**Given data:**
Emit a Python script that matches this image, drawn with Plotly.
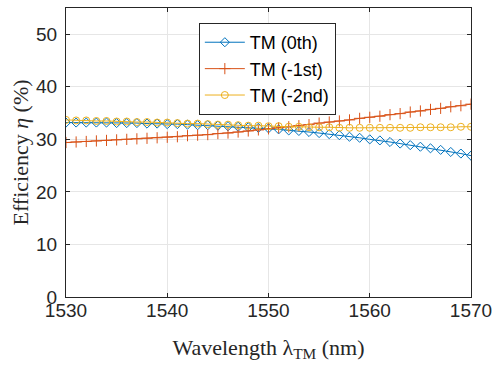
import plotly.graph_objects as go

wavelength = list(range(1530, 1571))

tm_0th = [33.2, 33.2, 33.2, 33.2, 33.2, 33.1, 33.1, 33.1, 33.0, 33.0,
          32.9, 32.9, 32.8, 32.7, 32.7, 32.6, 32.5, 32.4, 32.3, 32.2,
          32.1, 31.9, 31.7, 31.6, 31.4, 31.2, 31.0, 30.8, 30.5, 30.3,
          30.0, 29.8, 29.5, 29.2, 28.9, 28.6, 28.3, 28.0, 27.6, 27.3, 26.9]

tm_m1st = [29.4, 29.5, 29.6, 29.7, 29.8, 29.9, 30.0, 30.1, 30.2, 30.3,
           30.4, 30.5, 30.7, 30.8, 30.9, 31.1, 31.2, 31.4, 31.6, 31.8,
           32.0, 32.2, 32.4, 32.6, 32.8, 33.1, 33.3, 33.5, 33.7, 34.0,
           34.2, 34.4, 34.7, 34.9, 35.2, 35.4, 35.7, 35.9, 36.2, 36.4, 36.7]

tm_m2nd = [33.7, 33.6, 33.6, 33.5, 33.5, 33.4, 33.4, 33.3, 33.3, 33.2,
           33.2, 33.1, 33.0, 33.0, 32.9, 32.8, 32.8, 32.7, 32.6, 32.6,
           32.5, 32.5, 32.4, 32.4, 32.3, 32.3, 32.3, 32.2, 32.2, 32.2,
           32.2, 32.2, 32.2, 32.2, 32.2, 32.3, 32.3, 32.3, 32.3, 32.4, 32.4]

x_ticks = [1530, 1540, 1550, 1560, 1570]
y_ticks = [0, 10, 20, 30, 40, 50]

fig = go.Figure()
fig.add_trace(go.Scatter(x=wavelength, y=tm_0th, name="TM (0th)", mode="lines+markers",
                         line=dict(color="#0072BD", width=1),
                         marker=dict(symbol="diamond-open", size=7, color="#0072BD", line=dict(width=1))))
fig.add_trace(go.Scatter(x=wavelength, y=tm_m1st, name="TM (-1st)", mode="lines+markers",
                         line=dict(color="#D95319", width=1),
                         marker=dict(symbol="cross-thin-open", size=8, color="#D95319", line=dict(width=1, color="#D95319"))))
fig.add_trace(go.Scatter(x=wavelength, y=tm_m2nd, name="TM (-2nd)", mode="lines+markers",
                         line=dict(color="#EDB120", width=1),
                         marker=dict(symbol="circle-open", size=7, color="#EDB120", line=dict(width=1))))

axis_common = dict(showline=True, linecolor="#262626", linewidth=1, mirror="ticks",
                   ticks="inside", ticklen=4, tickcolor="#262626", automargin=False,
                   showgrid=True, gridcolor="#E6E6E6", gridwidth=1, zeroline=False,
                   tickfont=dict(family="Liberation Sans, Arial", size=19, color="#262626"))

fig.update_xaxes(range=[1530, 1570], tickvals=x_ticks, ticklabelstandoff=-4,
                 title=dict(text="Wavelength λ<sub>TM</sub> (nm)",
                            font=dict(family="Liberation Serif, Times New Roman", size=22, color="#262626"),
                            standoff=19),
                 **axis_common)
fig.update_yaxes(range=[0, 55], tickvals=y_ticks, ticklabelstandoff=4,
                 title=dict(text="Efficiency <i>η</i> (%)",
                            font=dict(family="Liberation Serif, Times New Roman", size=22, color="#262626"),
                            standoff=1),
                 **axis_common)

fig.update_layout(width=497, height=369, margin=dict(l=66, r=26, t=8, b=72, autoexpand=False),
                  paper_bgcolor="white", plot_bgcolor="white",
                  legend=dict(x=0.328, y=0.948, xanchor="left", yanchor="top",
                              bgcolor="white", bordercolor="#262626", borderwidth=1,
                              font=dict(family="Liberation Sans, Arial", size=18, color="#000000"),
                              itemwidth=40, tracegroupgap=0))

fig.write_html("out.html", config={"displayModeBar": False},
               post_script="document.body.style.margin='0';")
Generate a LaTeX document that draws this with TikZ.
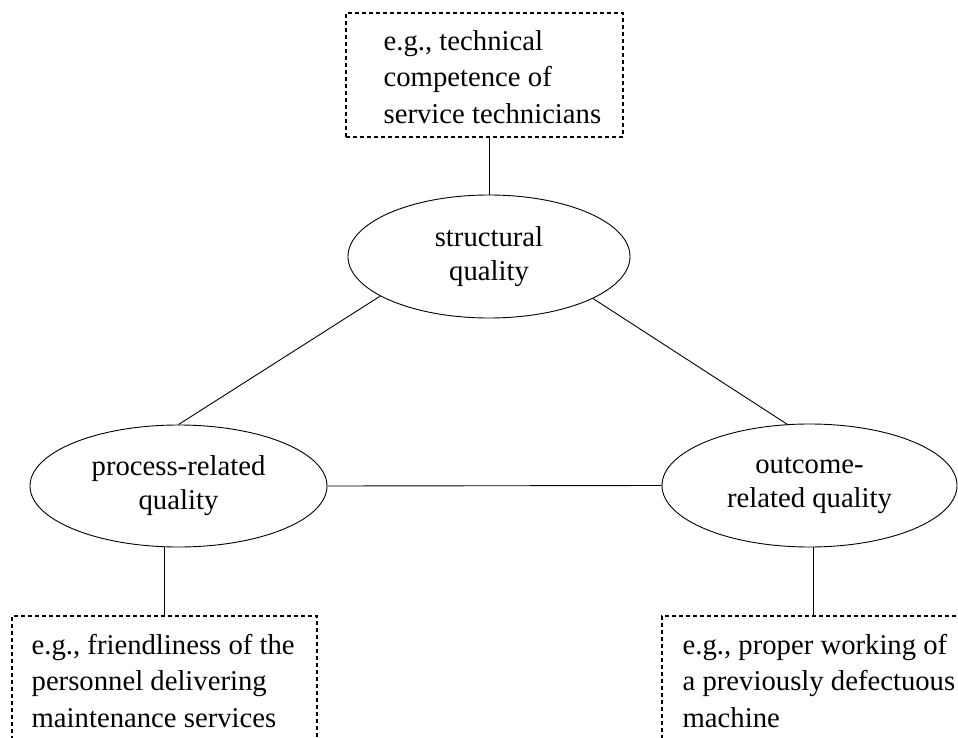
\documentclass[tikz,border=0pt]{standalone}
\usepackage{fontspec}
\setmainfont{Liberation Serif}
\usetikzlibrary{shapes.geometric}
\begin{document}
\begin{tikzpicture}[x=1pt,y=-1pt,
  qual/.style={draw, ellipse, line width=0.9pt, inner sep=0pt, align=center, font=\fontsize{28.7}{34}\selectfont},
  ex/.style={draw, dash pattern=on 4pt off 3pt, line width=1.1pt, inner sep=0pt},
  extext/.style={inner sep=0pt, align=left, anchor=west, font=\fontsize{28.7}{36.5}\selectfont},
  link/.style={line width=0.9pt}]
\useasboundingbox (0,0) rectangle (958,738);
\clip (0,0) rectangle (958,738);
% quality ellipses
\node[qual, minimum width=282pt, minimum height=123pt] (s) at (489,256.5) {structural\\quality};
\node[qual, minimum width=297pt, minimum height=122pt] (p) at (178.5,486) {process-related\\quality};
\node[qual, minimum width=295pt, minimum height=123pt] (o) at (809.5,485.5) {outcome-\\related quality};
% example boxes
\node[ex, minimum width=277pt, minimum height=124pt] (tb) at (484.5,75) {};
\node[extext] (tbt) at ([xshift=38pt,yshift=-2pt]tb.west) {e.g., technical\\competence of\\service technicians};
\node[ex, minimum width=305pt, minimum height=124pt] (bl) at (164.5,678) {};
\node[extext] (blt) at ([xshift=20pt,yshift=-3pt]bl.west) {e.g., friendliness of the\\personnel delivering\\maintenance services};
\node[ex, minimum width=302pt, minimum height=124pt] (br) at (813,678) {};
\node[extext] (brt) at ([xshift=21pt,yshift=-3pt]br.west) {e.g., proper working of\\a previously defectuous\\machine};
% connectors
\draw[link] (s.north |- tb.south) -- (s.north);
\draw[link] (s.200) -- (p.north);
\draw[link] (s.-22) -- (o.110);
\draw[link] (p.east) -- (o.west);
\draw[link] (bl.north) -- (bl.north |- p.south);
\draw[link] (br.north) -- (br.north |- o.south);
\end{tikzpicture}
\end{document}
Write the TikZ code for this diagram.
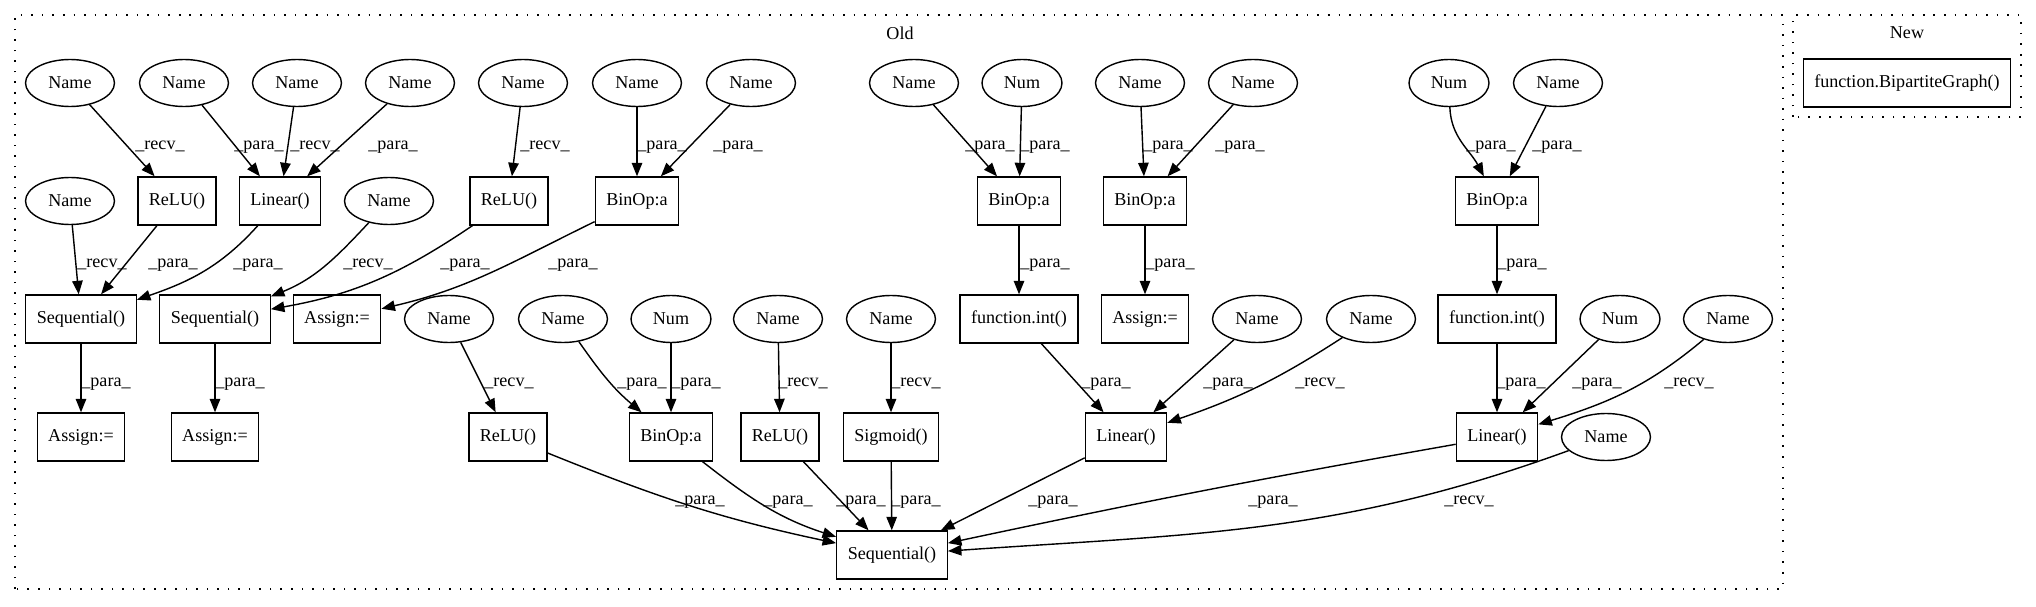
\documentclass[tikz,border=0pt]{standalone}
\usepackage{fontspec}
\setmainfont{Liberation Serif}
\usetikzlibrary{arrows.meta,shapes.geometric}
\tikzset{
    name node/.style={
        draw,ellipse,line width=.8pt,inner sep=0pt,
        minimum width=1.78cm,minimum height=.94cm
    },
    num node/.style={name node,minimum width=1.6cm},
    op node/.style={
        draw,rectangle,line width=.8pt,
        inner xsep=.22cm,inner ysep=0pt,minimum height=.96cm
    },
    >={Triangle[length=.27cm,width=.21cm]},
    edge/.style={->,line width=.8pt},
    lbl/.style={anchor=base,inner sep=0pt},
    cluster/.style={line width=.8pt,dash pattern=on .9pt off 5.1pt},
}

\begin{document}
\begin{tikzpicture}[x=.02cm,y=.02cm,font=\fontsize{10.3}{12}\selectfont]
		\useasboundingbox (0,0) rectangle (2036,606);
		\draw[cluster] (15,17) rectangle (1783,591);
		\draw[cluster] (1793,489) rectangle (2021,591);
		\node (old) at (900,573) {Old};
		\node (new) at (1907,573) {New};
		\node[op node] (bip) at (1907,523) {function.BipartiteGraph()};

		\foreach \n/\x in {n1/70,n2/184,n3/297,n4/410,n5/523,n6/637,n7/751,n8/914,n9/1140,n10/1253,n11/1558}
		\node[name node] (\n) at (\x,523) {Name};
		\foreach \n/\x in {num1/1022,num2/1449}
		\node[num node] (\n) at (\x,523) {Num};

		\node[name node] (n12) at (70,405) {Name};
		\node[op node] (relu1) at (177,405) {ReLU()};
		\node[op node] (lin1) at (280,405) {Linear()};
		\node[name node] (n13) at (389,405) {Name};
		\node[op node] (relu2) at (509,405) {ReLU()};
		\foreach \n/\x in {bin1/637,bin2/1019,bin3/1145,bin4/1497}
		\node[op node] (\n) at (\x,405) {BinOp:a};

		\node[op node] (seq1) at (81,287) {Sequential()};
		\node[op node] (seq2) at (215,287) {Sequential()};
		\node[op node] (asg1) at (337,287) {Assign:=};
		\foreach \n/\x in {n14/449,n15/563,n20/778,n21/891,n16/1257,n17/1371,n18/1728}
		\node[name node] (\n) at (\x,287) {Name};
		\foreach \n/\x in {num3/671,num4/1620}
		\node[num node] (\n) at (\x,287) {Num};
		\node[op node] (fint1) at (1019,287) {function.int()};
		\node[op node] (asg2) at (1145,287) {Assign:=};
		\node[op node] (fint2) at (1497,287) {function.int()};

		\node[op node] (asg3) at (81,169) {Assign:=};
		\node[op node] (asg4) at (215,169) {Assign:=};
		\node[op node] (relu3) at (508,169) {ReLU()};
		\node[op node] (bin5) at (671,169) {BinOp:a};
		\node[op node] (relu4) at (780,169) {ReLU()};
		\node[op node] (sigm) at (891,169) {Sigmoid()};
		\node[op node] (lin2) at (1126,169) {Linear()};
		\node[op node] (lin3) at (1497,169) {Linear()};
		\node[name node] (n19) at (1606,169) {Name};

		\node[op node] (seqbig) at (892,51) {Sequential()};

		\foreach \a/\b/\x/\t in {n1/relu1/160/recv,n2/lin1/259/para,n3/lin1/315/recv,n4/lin1/393/para,
			n5/relu2/545/recv,n6/bin1/662/para,n7/bin1/738/para,n8/bin2/990/para,num1/bin2/1045/para,
			n9/bin3/1168/para,n10/bin3/1240/para,n11/bin4/1557/para}
		\draw[edge] (\a) -- (\b) node[lbl] at (\x,456) {\_\t\_};
		\draw[edge] (num2) to[out=-88,in=118] (bin4) node[lbl] at (1491,456) {\_para\_};

		\foreach \a/\b/\x/\t in {n12/seq1/102/recv,relu1/seq1/173/para,bin2/fint1/1045/para,
			bin3/asg2/1170/para,bin4/fint2/1522/para}
		\draw[edge] (\a) -- (\b) node[lbl] at (\x,338) {\_\t\_};
		\draw[edge] (lin1) to[out=-132,in=19] (seq1) node[lbl] at (258,338) {\_para\_};
		\draw[edge] (n13) to[out=-133,in=22] (seq2) node[lbl] at (368,338) {\_recv\_};
		\draw[edge] (relu2) to[out=-146,in=10] (seq2) node[lbl] at (465,338) {\_para\_};
		\draw[edge] (bin1) to[out=-154,in=13] (asg1) node[lbl] at (573,338) {\_para\_};

		\foreach \a/\b/\x/\t in {seq1/asg3/106/para,seq2/asg4/240/para,n14/relu3/509/recv,
			num3/bin5/696/para,n20/relu4/803/recv,n21/sigm/916/recv,fint1/lin2/1106/para,
			n16/lin2/1228/para,fint2/lin3/1521/para,num4/lin3/1597/para}
		\draw[edge] (\a) -- (\b) node[lbl] at (\x,220) {\_\t\_};
		\draw[edge] (n15) to[out=-55,in=140] (bin5) node[lbl] at (642,220) {\_para\_};
		\draw[edge] (n17) to[out=-147,in=19] (lin2) node[lbl] at (1320,220) {\_recv\_};
		\draw[edge] (n18) to[out=-140,in=17] (lin3) node[lbl] at (1689,220) {\_recv\_};

		\foreach \a/\x in {relu4/861,sigm/916,lin2/1053}
		\draw[edge] (\a) -- (seqbig) node[lbl] at (\x,102) {\_para\_};
		\draw[edge] (relu3) to[out=-22,in=168] (seqbig) node[lbl] at (700,102) {\_para\_};
		\draw[edge] (bin5) to[out=-38,in=162] (seqbig) node[lbl] at (788,102) {\_para\_};
		\draw[edge] (lin3) to[out=190,in=12] (seqbig) node[lbl] at (1273,102) {\_para\_};
		\draw[edge] (n19) to[out=200,in=4] (seqbig) node[lbl] at (1469,102) {\_recv\_};
	\end{tikzpicture}
\end{document}
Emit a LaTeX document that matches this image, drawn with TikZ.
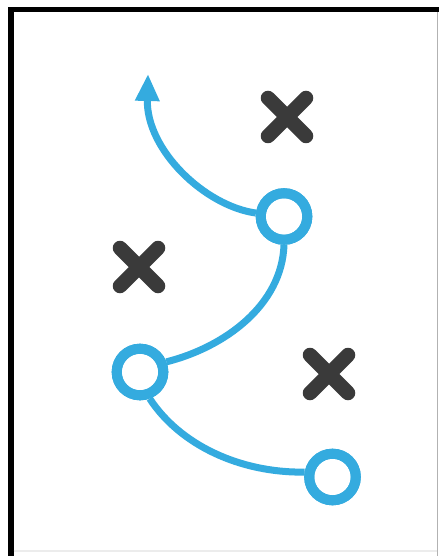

**Short exercise:** Pictures stay out. Repeat only the lines from the beginning of the data through the line that has "27.6, 27.3, 26.9]".

**The solution:**
Emit a Python script that matches this image, drawn with Plotly.
import plotly.graph_objects as go

wavelength = list(range(1530, 1571))

tm_0th = [33.2, 33.2, 33.2, 33.2, 33.2, 33.1, 33.1, 33.1, 33.0, 33.0,
          32.9, 32.9, 32.8, 32.7, 32.7, 32.6, 32.5, 32.4, 32.3, 32.2,
          32.1, 31.9, 31.7, 31.6, 31.4, 31.2, 31.0, 30.8, 30.5, 30.3,
          30.0, 29.8, 29.5, 29.2, 28.9, 28.6, 28.3, 28.0, 27.6, 27.3, 26.9]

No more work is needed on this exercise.